The comment period on the paper closed in March and we are assessing the feedback. The OSC is open to considering changes to our exempt market regulatory regime for alternative capital raising exemptions, such as an OM exemption.

We are also considering the issue of crowdfunding. I want to note that the Ontario government is also examining crowdfunding as mentioned by the Minister of Economic Development and Innovation in his speech at the Technicity conference last fall.

Crowdfunding is one option that appears to be gaining momentum around the world following the approval of the U.S. JOBS Act in April 2012. As a result, we are looking at crowdfunding very closely. The issues are complex and it is a challenging task to find the right balance.

For example, the new exemption for crowdfunding under the JOBS Act is subject to SEC rulemaking. The deadline for the SEC to issue rules was December 31, 2012, but no rules have been published to date.

We are asking ourselves three key questions:

  1. Would crowdfunding be an effective capital raising tool for companies?,
  2. Are investors interested in these types of investment opportunities?, and
  3. Can we find ways to address investor protection concerns regarding the potentially high risk and illiquid nature of these types of investments?

Crowdfunding may not be the answer to all of the challenges facing small business, but it is something that we must examine.

We also recognize that the exempt market is one area where the CSA is not harmonized. Our objective is to attempt to harmonize Ontario’s exempt market regulatory regime, as appropriate, with other Canadian jurisdictions. The CSA has also agreed to explore ways to achieve the harmonization of these exemptions to the extent possible.

As I mentioned, we are considering the feedback we received from investors, issuers, dealers and other stakeholders. We are planning to publish a progress update on our review of possible new exemptions in late summer.

We have an obligation to ensure that any proposals reflect today’s market realities: globalization, multiple markets, and industry incentives in developing and distributing products.

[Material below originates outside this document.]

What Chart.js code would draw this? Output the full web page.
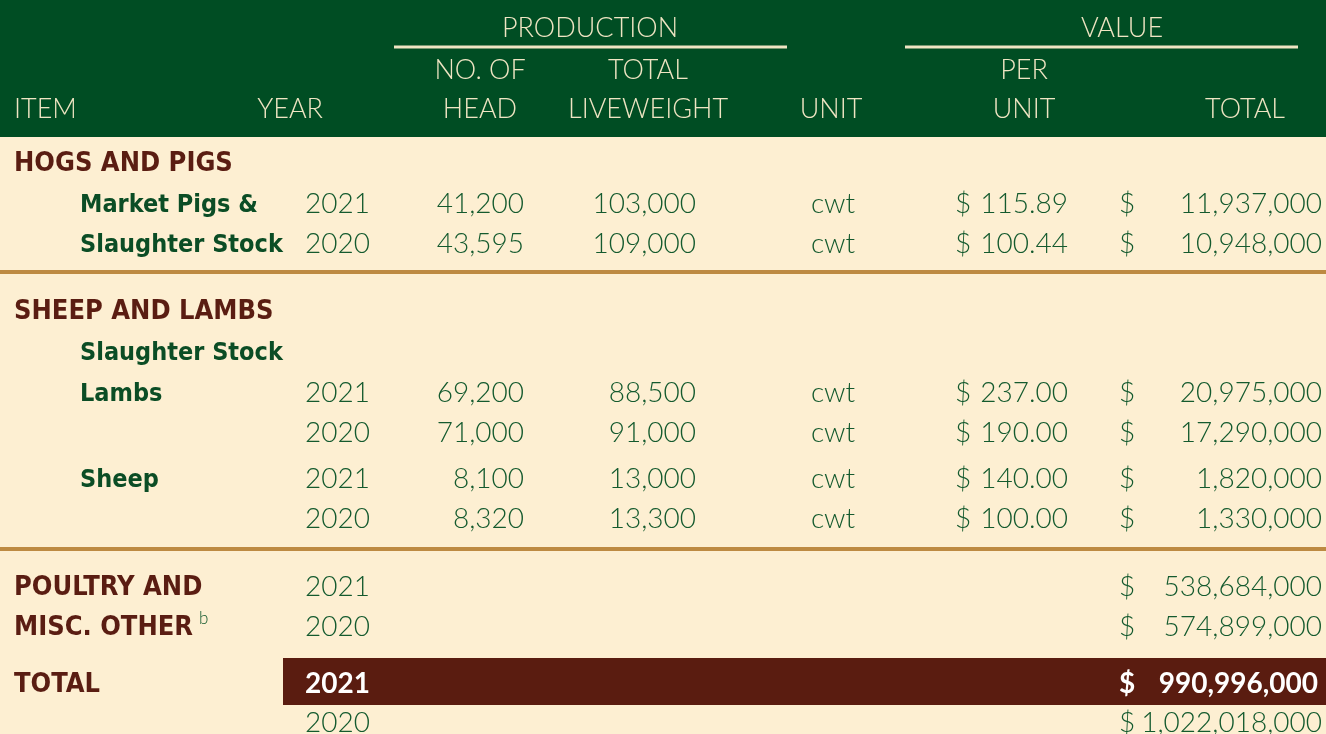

We need to consider the appropriate limits on both companies and investors. We also need to consider whether additional investor protection measures are warranted.

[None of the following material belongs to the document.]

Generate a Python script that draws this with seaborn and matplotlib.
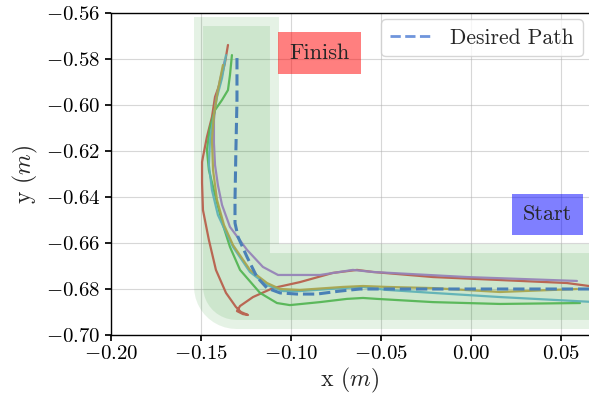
import numpy as np
import pandas as pd
import seaborn as sns
import matplotlib
matplotlib.use("Agg")
import matplotlib.pyplot as plt
from matplotlib.lines import Line2D

# ---- data -------------------------------------------------------------
# reference path the robot is asked to follow
desired_x = [-0.130, -0.130, -0.1306, -0.1311, -0.1311, -0.1294, -0.1244, -0.1189,
             -0.1133, -0.1061, -0.0967, -0.0856, -0.0728, -0.0617, -0.0394, 0.070]
desired_y = [-0.5796, -0.5978, -0.6196, -0.6413, -0.6513, -0.6574, -0.6661, -0.6748,
             -0.6796, -0.6817, -0.6822, -0.6822, -0.6809, -0.6800, -0.6800, -0.6800]

# corridor centre line (free space around the path)
corridor_x = [-0.1308, -0.1308, 0.20]
corridor_y = [-0.580, -0.6785, -0.6785]

# measured trajectories, start (right) -> finish (top left)
run_a_x = [0.0694, 0.0533, 0.0161, -0.0211, -0.0544, -0.0633, -0.0767, -0.0950,
           -0.1100, -0.1211, -0.1283, -0.1300, -0.1267, -0.1239, -0.1278, -0.1306,
           -0.1361, -0.1417, -0.1456, -0.1489, -0.1494, -0.1494, -0.1489, -0.1467,
           -0.1439, -0.1422, -0.1394, -0.1367, -0.1350]
run_a_y = [-0.6791, -0.6774, -0.6761, -0.6748, -0.6726, -0.6717, -0.6730, -0.6770,
           -0.6796, -0.6835, -0.6874, -0.6896, -0.6909, -0.6913, -0.6900, -0.6878,
           -0.6817, -0.6717, -0.6587, -0.6457, -0.6339, -0.6248, -0.6226, -0.6139,
           -0.6052, -0.5965, -0.5904, -0.5817, -0.5739]

run_b_x = [0.0589, -0.0022, -0.0544, -0.0656, -0.0839, -0.0950, -0.1072, -0.1156,
           -0.1244, -0.1339, -0.1383, -0.1406, -0.1422, -0.1428, -0.1428, -0.1417,
           -0.1394, -0.1367]
run_b_y = [-0.6765, -0.6748, -0.6726, -0.6717, -0.6739, -0.6739, -0.6739, -0.6704,
           -0.6630, -0.6530, -0.6435, -0.6348, -0.6261, -0.6165, -0.6065, -0.5978,
           -0.5891, -0.5804]

run_c_x = [0.0606, 0.0161, -0.0211, -0.0522, -0.0600, -0.0689, -0.0839, -0.1006,
           -0.1078, -0.1172, -0.1283, -0.1339, -0.1383, -0.1422, -0.1456, -0.1467,
           -0.1450, -0.1422, -0.1383, -0.1350, -0.1339, -0.1328]
run_c_y = [-0.6861, -0.6865, -0.6857, -0.6843, -0.6839, -0.6843, -0.6857, -0.6870,
           -0.6861, -0.6817, -0.6717, -0.6617, -0.6509, -0.6391, -0.6283, -0.6196,
           -0.6096, -0.6022, -0.5978, -0.5935, -0.5870, -0.5783]

run_d_x = [0.0694, 0.0161, -0.0211, -0.0467, -0.0600, -0.0711, -0.0950, -0.1044,
           -0.1133, -0.1228, -0.1322, -0.1367, -0.1406, -0.1439, -0.1456, -0.1450,
           -0.1433, -0.1411, -0.1383, -0.1361]
run_d_y = [-0.6857, -0.6835, -0.6817, -0.6804, -0.6791, -0.6796, -0.6809, -0.6809,
           -0.6783, -0.6726, -0.6617, -0.6543, -0.6478, -0.6370, -0.6261, -0.6152,
           -0.6065, -0.5965, -0.5883, -0.5783]

run_e_x = [0.0589, 0.0161, -0.0211, -0.0467, -0.0600, -0.0711, -0.0950, -0.1061,
           -0.1133, -0.1228, -0.1322, -0.1372, -0.1411, -0.1433, -0.1439, -0.1428,
           -0.1406, -0.1378]
run_e_y = [-0.6800, -0.6813, -0.6796, -0.6791, -0.6787, -0.6791, -0.6804, -0.6800,
           -0.6774, -0.6717, -0.6609, -0.6522, -0.6413, -0.6283, -0.6152, -0.6043,
           -0.5935, -0.5826]

run_names = ["run 1", "run 2", "run 3", "run 4", "run 5"]
run_colors = ["#b8604d", "#9684b8", "#55b655", "#5fb2b6", "#a9a64f"]

finish_xy = (-0.0842, -0.5774)
start_xy = (0.0425, -0.6476)

# ---- style ------------------------------------------------------------
sns.set_theme(style="whitegrid")
plt.rcParams.update({
    "font.family": "serif",
    "font.serif": ["cmr10"],
    "mathtext.fontset": "cm",
    "axes.formatter.use_mathtext": True,
    "axes.edgecolor": "black",
    "axes.linewidth": 1.0,
    "xtick.bottom": True,
    "ytick.left": True,
    "xtick.major.size": 4,
    "ytick.major.size": 4,
    "xtick.color": "black",
    "ytick.color": "black",
    "grid.color": "#b0b0b0",
    "grid.alpha": 0.5,
    "grid.linewidth": 0.8,
})

fig = plt.figure(figsize=(5.89, 3.98), dpi=100)
ax = fig.add_axes([111 / 589, 63 / 398, 478 / 589, 322 / 398])

# corridor: wide translucent band plus a narrower one on top
for width in (61.2, 48.2):
    ax.plot(corridor_x, corridor_y, color="green", alpha=0.1, lw=width,
            solid_joinstyle="round", solid_capstyle="projecting", zorder=1)

runs = [(run_a_x, run_a_y), (run_b_x, run_b_y), (run_c_x, run_c_y),
        (run_d_x, run_d_y), (run_e_x, run_e_y)]
frames = []
for name, (xs, ys) in zip(run_names, runs):
    frames.append(pd.DataFrame({"x": xs, "y": ys, "run": name,
                                "step": np.arange(len(xs))}))
traj = pd.concat(frames, ignore_index=True)

sns.lineplot(data=traj, x="x", y="y", hue="run", units="run",
             palette=dict(zip(run_names, run_colors)), sort=False,
             estimator=None, lw=1.6, alpha=0.95, legend=False, ax=ax, zorder=3)

sns.lineplot(x=desired_x, y=desired_y, sort=False, estimator=None,
             color="#4a80b6", lw=2.2, linestyle="--", ax=ax, zorder=4)

ax.text(*finish_xy, "Finish", fontsize=16, ha="center", va="center",
        bbox=dict(boxstyle="square,pad=0.5", facecolor="red", alpha=0.5,
                  edgecolor="none"), zorder=5)
ax.text(*start_xy, "Start", fontsize=16, ha="center", va="center",
        bbox=dict(boxstyle="square,pad=0.5", facecolor="blue", alpha=0.5,
                  edgecolor="none"), zorder=5)

handle = Line2D([], [], color="#6f95dc", lw=2.0, linestyle="--")
ax.legend([handle], ["Desired Path"], loc="upper right", fontsize=15.5,
          frameon=True, fancybox=True, framealpha=0.8, edgecolor="#cccccc",
          borderaxespad=0.3)

ax.set_xlim(-0.2, 0.0656)
ax.set_ylim(-0.70, -0.56)
ax.set_xticks([-0.20, -0.15, -0.10, -0.05, 0.00, 0.05])
ax.set_yticks([-0.70, -0.68, -0.66, -0.64, -0.62, -0.60, -0.58, -0.56])
ax.tick_params(labelsize=15)
ax.set_xlabel("x $(m)$", fontsize=17, labelpad=2)
ax.set_ylabel("y $(m)$", fontsize=17, labelpad=4)
ax.spines["right"].set_visible(False)
ax.set_axisbelow(True)

fig.savefig("out.png", dpi=100)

We have to get this right. It has to work for the individual in BC or Nova Scotia who wants to invest in his cousin’s business in Ontario, and it has to work for the big pension fund that is responsible for providing income to thousands of retirees.

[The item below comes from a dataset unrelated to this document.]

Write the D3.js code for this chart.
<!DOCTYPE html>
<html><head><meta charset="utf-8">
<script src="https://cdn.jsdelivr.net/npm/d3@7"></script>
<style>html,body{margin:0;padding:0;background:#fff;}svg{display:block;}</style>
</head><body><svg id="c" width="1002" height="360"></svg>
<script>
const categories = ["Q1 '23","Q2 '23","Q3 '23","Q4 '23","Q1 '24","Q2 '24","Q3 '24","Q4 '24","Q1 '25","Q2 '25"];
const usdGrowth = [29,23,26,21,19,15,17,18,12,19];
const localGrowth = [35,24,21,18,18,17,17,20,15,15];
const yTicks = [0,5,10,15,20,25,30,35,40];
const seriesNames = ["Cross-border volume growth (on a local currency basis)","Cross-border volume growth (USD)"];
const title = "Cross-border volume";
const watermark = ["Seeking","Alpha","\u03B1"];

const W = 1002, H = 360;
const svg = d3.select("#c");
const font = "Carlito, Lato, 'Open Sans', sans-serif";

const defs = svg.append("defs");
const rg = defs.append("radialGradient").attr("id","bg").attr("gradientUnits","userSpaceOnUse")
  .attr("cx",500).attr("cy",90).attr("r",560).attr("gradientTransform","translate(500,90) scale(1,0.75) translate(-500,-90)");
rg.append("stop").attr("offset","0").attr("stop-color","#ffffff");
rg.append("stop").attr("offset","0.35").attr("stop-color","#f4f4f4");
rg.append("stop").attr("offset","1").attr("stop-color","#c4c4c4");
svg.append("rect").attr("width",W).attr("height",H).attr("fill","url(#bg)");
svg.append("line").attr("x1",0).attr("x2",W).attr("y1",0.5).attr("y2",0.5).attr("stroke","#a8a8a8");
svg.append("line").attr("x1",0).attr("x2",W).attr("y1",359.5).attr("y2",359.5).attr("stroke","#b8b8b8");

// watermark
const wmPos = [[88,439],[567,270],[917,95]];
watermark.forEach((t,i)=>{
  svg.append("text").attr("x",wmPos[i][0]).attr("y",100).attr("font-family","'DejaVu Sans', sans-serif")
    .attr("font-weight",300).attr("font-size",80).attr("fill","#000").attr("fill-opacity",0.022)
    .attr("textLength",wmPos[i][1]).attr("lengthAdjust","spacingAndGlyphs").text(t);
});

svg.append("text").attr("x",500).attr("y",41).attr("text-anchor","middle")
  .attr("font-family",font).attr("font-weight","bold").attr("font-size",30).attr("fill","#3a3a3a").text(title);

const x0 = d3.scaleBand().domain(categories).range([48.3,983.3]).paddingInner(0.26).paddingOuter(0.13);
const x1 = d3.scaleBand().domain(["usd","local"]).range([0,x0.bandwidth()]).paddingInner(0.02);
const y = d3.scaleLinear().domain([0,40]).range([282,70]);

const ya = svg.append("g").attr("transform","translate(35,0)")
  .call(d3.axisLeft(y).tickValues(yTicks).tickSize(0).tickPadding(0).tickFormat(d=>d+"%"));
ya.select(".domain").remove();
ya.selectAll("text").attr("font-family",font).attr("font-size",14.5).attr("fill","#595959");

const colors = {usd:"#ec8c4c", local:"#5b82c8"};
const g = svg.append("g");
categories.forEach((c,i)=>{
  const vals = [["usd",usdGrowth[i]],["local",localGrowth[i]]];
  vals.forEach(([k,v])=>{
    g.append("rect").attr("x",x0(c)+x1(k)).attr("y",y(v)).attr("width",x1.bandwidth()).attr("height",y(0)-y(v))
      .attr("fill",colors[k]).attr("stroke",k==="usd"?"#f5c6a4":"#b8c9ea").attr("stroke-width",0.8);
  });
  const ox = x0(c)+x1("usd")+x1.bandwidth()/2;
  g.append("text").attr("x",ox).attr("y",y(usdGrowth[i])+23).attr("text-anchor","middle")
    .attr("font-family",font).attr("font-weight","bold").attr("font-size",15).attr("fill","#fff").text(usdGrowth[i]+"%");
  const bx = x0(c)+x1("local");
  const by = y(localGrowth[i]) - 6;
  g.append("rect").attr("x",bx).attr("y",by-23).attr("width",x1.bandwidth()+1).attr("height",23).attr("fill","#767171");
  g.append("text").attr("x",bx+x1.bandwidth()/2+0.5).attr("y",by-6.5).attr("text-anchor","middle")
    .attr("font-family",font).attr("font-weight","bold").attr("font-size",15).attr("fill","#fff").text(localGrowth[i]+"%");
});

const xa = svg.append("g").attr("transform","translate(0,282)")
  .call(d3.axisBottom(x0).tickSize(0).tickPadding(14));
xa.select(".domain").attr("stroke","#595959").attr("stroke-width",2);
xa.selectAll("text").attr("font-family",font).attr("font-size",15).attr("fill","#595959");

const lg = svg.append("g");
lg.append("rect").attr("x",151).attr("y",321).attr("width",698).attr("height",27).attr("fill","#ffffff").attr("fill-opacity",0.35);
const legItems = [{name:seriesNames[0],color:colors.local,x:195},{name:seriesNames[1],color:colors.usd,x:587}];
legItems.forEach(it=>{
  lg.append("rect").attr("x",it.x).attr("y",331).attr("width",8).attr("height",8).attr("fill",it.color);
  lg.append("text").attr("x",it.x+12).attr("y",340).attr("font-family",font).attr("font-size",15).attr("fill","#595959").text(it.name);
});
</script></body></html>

I also want to mention that we cannot do this alone. We are willing to consider the introduction of new tools in the exempt market, but to make it work, we need a commitment from industry to ensure that investors are protected. We view investor protection as a shared responsibility.

As you know, the OSC recently conducted a suitability sweep of portfolio managers and exempt market dealers. In particular, we found substantive and procedural issues at certain exempt market dealers with respect to Know Your Client and suitability obligations, as well as the sale of securities inappropriately to non-accredited investors.

We plan to publish a report of key findings and “best practice” guidance in the fall to assist registrants in meeting their compliance obligations. In our view, more work needs to be done by industry to, at a minimum, consistently meet existing requirements.


Ultimately, we all have a shared responsibility to support and facilitate robust and healthy capital markets in Ontario. We also share a common goal of contributing to the growth of Ontario’s economy.

It comes back to access by those who need capital and those who have money to invest.

Our job as a regulator is to create the framework and set the rules of the game to make Ontario’s capital markets fairer and more efficient, and provide an appropriate level of investor protection.

We do not want to stand in the way of capital formation, but we have a responsibility to ensure that capital formation occurs in a manner that reflects the important investor protections provided under securities law.

Thank you.

1. Statistics Canada, Small, Medium and Large Businesses in the Canadian Economy: Measuring their Contribution to Gross Domestic Product in 2005, May 2011.